James "Jimmy" O'Donnell
James "Jimmy" O'Donnell Photo Credit: Provided

A Republican candidate for Congress is accusing U.S. Rep. Sean Patrick Maloney of breaking the law by running for state Attorney General -- and reelection to his 18th District seat.

"It's illegal and unethical!" James D. O'Donnell proclaims in a campaign fundraising letter. "For weeks we have known Sean Maloney has had his eyes set on being our next New York Attorney General. For years we have known that Sean Maloney has no interest in serving the people of the Hudson Valley in Congress."

When the third-term Democrat from Putnam County announced his candidacy for Attorney General on Wednesday, as reported here by Daily Voice, Maloney's campaign said they were researching the legalities of running for both offices this year.

Maloney floated the idea of seeking the Democratic Party nomination shortly after Attorney General Eric Schneiderman resigned over a sex and battery abuse scandal.

Some Democratic leaders expressed their displeasure: "I also think it’s an insult to the people in his congressional district," said Elisa Sumner, Dutchess County Democratic Party chairwoman. "He’s basically saying to them, 'If I can’t be A.G., then I’ll still be your Representative, but if I can, I’m leaving.'"

O'Donnell, who is an Orange County legislator, wrote, "It is our job as patriots to stand up against this insanity.
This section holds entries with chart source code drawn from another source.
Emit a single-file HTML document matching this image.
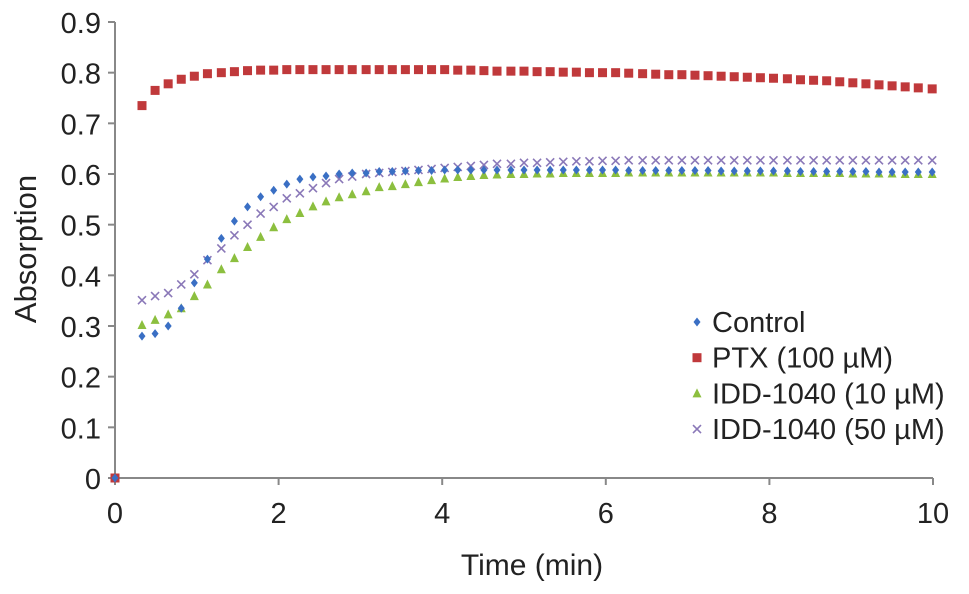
<!DOCTYPE html>
<html><head><meta charset="utf-8"><style>
body{margin:0;background:#fff;}
svg{display:block;font-family:"Liberation Sans",Arial,sans-serif;}
</style></head><body>
<svg id="chart" width="969" height="594"></svg>
<script>
const times=[0,0.33,0.49,0.65,0.81,0.97,1.13,1.30,1.46,1.62,1.78,1.94,2.10,2.26,2.42,2.58,2.74,2.90,3.07,3.23,3.39,3.55,3.71,3.87,4.03,4.19,4.35,4.51,4.67,4.84,5.00,5.16,5.32,5.48,5.64,5.80,5.96,6.12,6.28,6.45,6.61,6.77,6.93,7.09,7.25,7.41,7.57,7.73,7.89,8.05,8.22,8.38,8.54,8.70,8.86,9.02,9.18,9.34,9.50,9.66,9.82,9.99];
const control=[0,0.28,0.285,0.30,0.335,0.385,0.432,0.473,0.507,0.535,0.555,0.568,0.58,0.59,0.594,0.596,0.60,0.602,0.602,0.605,0.605,0.606,0.607,0.607,0.608,0.608,0.608,0.608,0.608,0.608,0.608,0.608,0.608,0.608,0.608,0.608,0.608,0.608,0.607,0.607,0.607,0.607,0.607,0.607,0.607,0.606,0.606,0.606,0.606,0.606,0.606,0.605,0.605,0.605,0.605,0.605,0.605,0.604,0.604,0.604,0.604,0.604];
const ptx=[0,0.735,0.765,0.778,0.787,0.793,0.798,0.800,0.802,0.804,0.805,0.805,0.806,0.806,0.806,0.806,0.806,0.806,0.806,0.806,0.806,0.806,0.806,0.806,0.806,0.805,0.805,0.804,0.803,0.803,0.803,0.802,0.802,0.801,0.801,0.800,0.800,0.800,0.799,0.798,0.797,0.796,0.796,0.795,0.794,0.793,0.792,0.791,0.790,0.789,0.788,0.786,0.785,0.784,0.782,0.780,0.778,0.776,0.774,0.772,0.770,0.768];
const idd10=[0,0.302,0.312,0.323,0.335,0.359,0.382,0.412,0.434,0.456,0.476,0.495,0.511,0.523,0.536,0.546,0.554,0.56,0.566,0.574,0.576,0.580,0.584,0.588,0.591,0.594,0.596,0.598,0.599,0.600,0.600,0.601,0.601,0.602,0.602,0.602,0.602,0.602,0.603,0.603,0.603,0.603,0.603,0.603,0.603,0.603,0.603,0.603,0.603,0.603,0.602,0.602,0.602,0.602,0.602,0.601,0.601,0.601,0.601,0.600,0.600,0.600];
const idd50=[0,0.351,0.359,0.365,0.382,0.402,0.43,0.453,0.479,0.50,0.522,0.535,0.552,0.562,0.572,0.582,0.59,0.595,0.60,0.602,0.604,0.606,0.608,0.61,0.612,0.614,0.616,0.618,0.62,0.62,0.622,0.622,0.623,0.624,0.625,0.625,0.626,0.626,0.627,0.627,0.627,0.627,0.627,0.627,0.627,0.627,0.627,0.627,0.627,0.627,0.627,0.627,0.627,0.627,0.627,0.627,0.627,0.627,0.627,0.627,0.627,0.627];
const xTicks=[0,2,4,6,8,10];
const yTicks=[0,0.1,0.2,0.3,0.4,0.5,0.6,0.7,0.8,0.9];
const NS="http://www.w3.org/2000/svg";
const svg=document.getElementById('chart');
const X0=115,X1=933,Y0=478,Y1=22;
const xs=v=>X0+(v/10)*(X1-X0);
const ys=v=>Y0-(v/0.9)*(Y0-Y1);
function mk(t,a,p){const e=document.createElementNS(NS,t);for(const k in a)e.setAttribute(k,a[k]);(p||svg).appendChild(e);return e;}
let ax=mk('line',{x1:X0,y1:Y1,x2:X0,y2:Y0,stroke:'#888','stroke-width':2});


let bx=mk('line',{x1:X0,y1:Y0,x2:X1,y2:Y0,stroke:'#888','stroke-width':2});


yTicks.forEach(v=>{
 mk('line',{x1:X0-7,x2:X0,y1:ys(v),y2:ys(v),stroke:'#888','stroke-width':2});
 const t=mk('text',{x:X0-14,y:ys(v)+11,'text-anchor':'end','font-size':29,fill:'#222'});
 t.textContent=String(v);
 
 
});
xTicks.forEach(v=>{
 mk('line',{x1:xs(v),x2:xs(v),y1:Y0,y2:Y0+7,stroke:'#888','stroke-width':2});
 const t=mk('text',{x:xs(v),y:523,'text-anchor':'middle','font-size':29,fill:'#222'});
 t.textContent=String(v);
 
 
});
let xt=mk('text',{x:532,y:575,'text-anchor':'middle','font-size':30,fill:'#222'});xt.textContent='Time (min)';


let yt=mk('text',{x:36,y:249,'text-anchor':'middle','font-size':31,fill:'#222',transform:'rotate(-90 36 249)'});yt.textContent='Absorption';


function marker(kind,x,y,g){
 if(kind==='d')mk('polygon',{points:`${x},${y-4.5} ${x+3.5},${y} ${x},${y+4.5} ${x-3.5},${y}`,fill:'#3a6fc4'},g);
 else if(kind==='s')mk('rect',{x:x-4.5,y:y-4.5,width:9,height:9,fill:'#c0393b'},g);
 else if(kind==='t')mk('polygon',{points:`${x},${y-5} ${x+4.5},${y+4} ${x-4.5},${y+4}`,fill:'#8cbf3f'},g);
 else {mk('path',{d:`M${x-4},${y-4}L${x+4},${y+4}M${x-4},${y+4}L${x+4},${y-4}`,stroke:'#8a78b8','stroke-width':1.6},g);}
}
const series=[['idd50',idd50,'x'],['idd10',idd10,'t'],['ptx',ptx,'s'],['control',control,'d']];
series.forEach(([n,arr,k])=>{
 const g=mk('g',{});
 
 
 const L=Math.min(arr.length,times.length);
 for(let i=0;i<L;i++)marker(k,xs(times[i]),ys(arr[i]),g);
});
const leg=[['Control','d'],['PTX (100 µM)','s'],['IDD-1040 (10 µM)','t'],['IDD-1040 (50 µM)','x']];
const lg=mk('g',{});


leg.forEach(([lab,k],i)=>{
 const y=322+i*35.7;
 marker(k,697,y,lg);
 const t=mk('text',{x:712,y:y+10,'font-size':29,fill:'#222'},lg);
 t.textContent=lab;
 
 
});
</script>
</body></html>
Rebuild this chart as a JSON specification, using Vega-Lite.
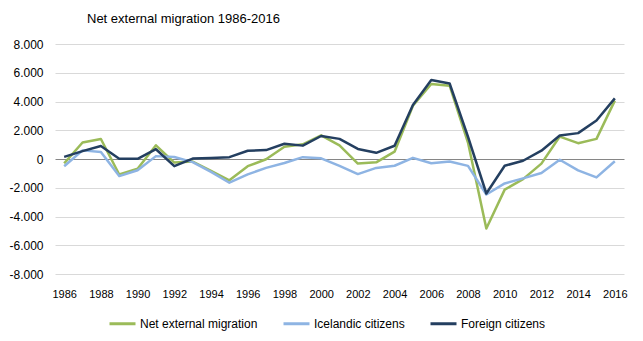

Representing the Hudson Valley in Congress is no one's consolation prize."

As a retired lieutenant colonel with the New York state police and the former chief of police at the MTA, O'Donnell said he knows how important it is to have an Attorney General "who will dispense justice without fear or favor and who will conduct themselves with honor, integrity and independence."

"As your Congressman, I will always put your interests ahead of my own and make sure that the Hudson Valley gets its fair share from Washington," O'Donnell said.

O'Donnell began his law enforcement career in 1974 as a state trooper, advancing to major and captain.

In 1993, he returned to Orange County as Commander of Troop F in Middletown. In 1999, then-Gov. George Pataki of Garrison appointed O'Donnell as chief of the MTA Police.

During the Sept. 11, 2001, terrorism attacks on the World Trade Center, then-Chief O’Donnell oversaw the MTA’s evacuation of New York City as well as police response for months following that disaster.